Begin Information provided
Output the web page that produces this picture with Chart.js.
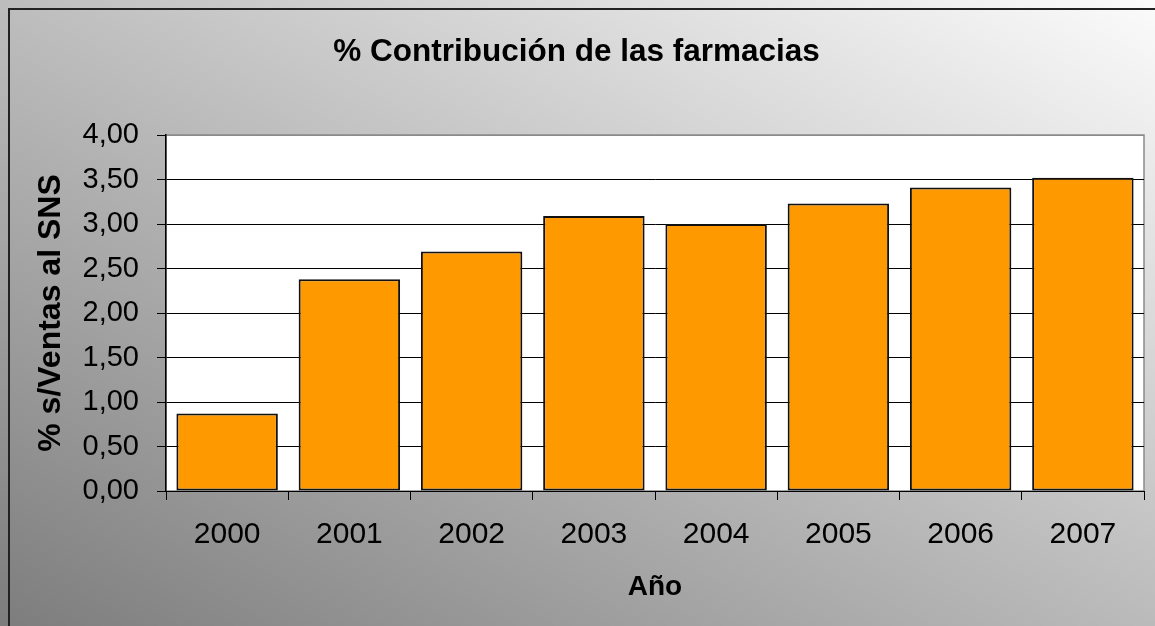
<!DOCTYPE html>
<html>
<head>
<meta charset="utf-8">
<script src="https://cdn.jsdelivr.net/npm/chart.js@4"></script>
<style>
  body { margin: 0; background: #fff; }
  canvas { display: block; }
</style>
</head>
<body>
<canvas id="chart" width="1155" height="626"></canvas>
<script>
// data
const years = ['2000', '2001', '2002', '2003', '2004', '2005', '2006', '2007'];
const contribution = [0.87, 2.38, 2.69, 3.09, 3.00, 3.23, 3.41, 3.52];
const yTickLabels = ['0,00', '0,50', '1,00', '1,50', '2,00', '2,50', '3,00', '3,50', '4,00'];

const FONT = '"Liberation Sans", Arial, sans-serif';

// gradient frame + white plot area, drawn before the scales
const backdrop = {
    id: 'backdrop',
    beforeDraw(chart) {
        const c = chart.ctx;
        const a = chart.chartArea;
        c.save();
        const g = c.createLinearGradient(0, 626, 499, -339);
        g.addColorStop(0, '#7d7d7d');
        g.addColorStop(1, '#fbfbfb');
        c.fillStyle = g;
        c.fillRect(0, 0, chart.width, chart.height);
        // frame, only top and left are inside the picture
        c.strokeStyle = '#222';
        c.lineWidth = 2;
        c.beginPath();
        c.moveTo(9, chart.height);
        c.lineTo(9, 9);
        c.lineTo(chart.width, 9);
        c.stroke();
        // plot area
        c.fillStyle = '#fff';
        c.fillRect(a.left, a.top, a.right - a.left, a.bottom - a.top);
        c.strokeStyle = '#8a8a8a';
        c.lineWidth = 1.5;
        c.strokeRect(a.left, a.top, a.right - a.left, a.bottom - a.top);
        c.restore();
    }
};

const config = {
    type: 'bar',
    data: {
        labels: years,
        datasets: [{
            data: contribution,
            backgroundColor: '#FF9900',
            borderColor: '#111',
            borderWidth: 2,
            borderSkipped: false,
            barPercentage: 0.83,
            categoryPercentage: 1.0
        }]
    },
    options: {
        responsive: false,
        animation: false,
        layout: { padding: { left: 9, right: 11, top: 0, bottom: 0 } },
        plugins: {
            legend: { display: false },
            tooltip: { enabled: false },
            title: {
                display: true,
                text: '% Contribución de las farmacias',
                color: '#000',
                font: { family: FONT, size: 31.5, weight: 'bold' },
                padding: { top: 33, bottom: 64.2 }
            }
        },
        scales: {
            x: {
                afterFit(scale) { scale.height = 135; },
                grid: {
                    drawOnChartArea: false,
                    drawTicks: true,
                    tickLength: 9,
                    tickColor: '#000',
                    offset: true
                },
                border: { display: true, color: '#000', width: 1 },
                ticks: {
                    color: '#000',
                    padding: 17,
                    maxRotation: 0,
                    font: { family: FONT, size: 30 }
                },
                title: {
                    display: true,
                    text: 'Año',
                    color: '#000',
                    font: { family: FONT, size: 28, weight: 'bold' },
                    padding: { top: 0, bottom: 22 }
                }
            },
            y: {
                min: 0,
                max: 4,
                afterFit(scale) { scale.width = 157; },
                grid: {
                    color: ctx => (ctx.tick && ctx.tick.value === 4 ? '#8a8a8a' : '#000'),
                    lineWidth: 1,
                    tickLength: 9,
                    tickColor: '#000'
                },
                border: { display: true, color: '#000', width: 1.5 },
                ticks: {
                    stepSize: 0.5,
                    color: '#000',
                    padding: 18,
                    font: { family: FONT, size: 29 },
                    callback: (value, index) => yTickLabels[index]
                },
                title: {
                    display: true,
                    text: '% s/Ventas al SNS',
                    color: '#000',
                    font: { family: FONT, size: 32, weight: 'bold' },
                    padding: { top: 23, bottom: 0 }
                }
            }
        }
    },
    plugins: [backdrop]
};

const ctx = document.getElementById('chart').getContext('2d');
new Chart(ctx, config);
</script>
</body>
</html>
End Information provided
Of the lines in the listing above, how many hold the string "picture"? Reply with the number only.

▶ Exercise output: 2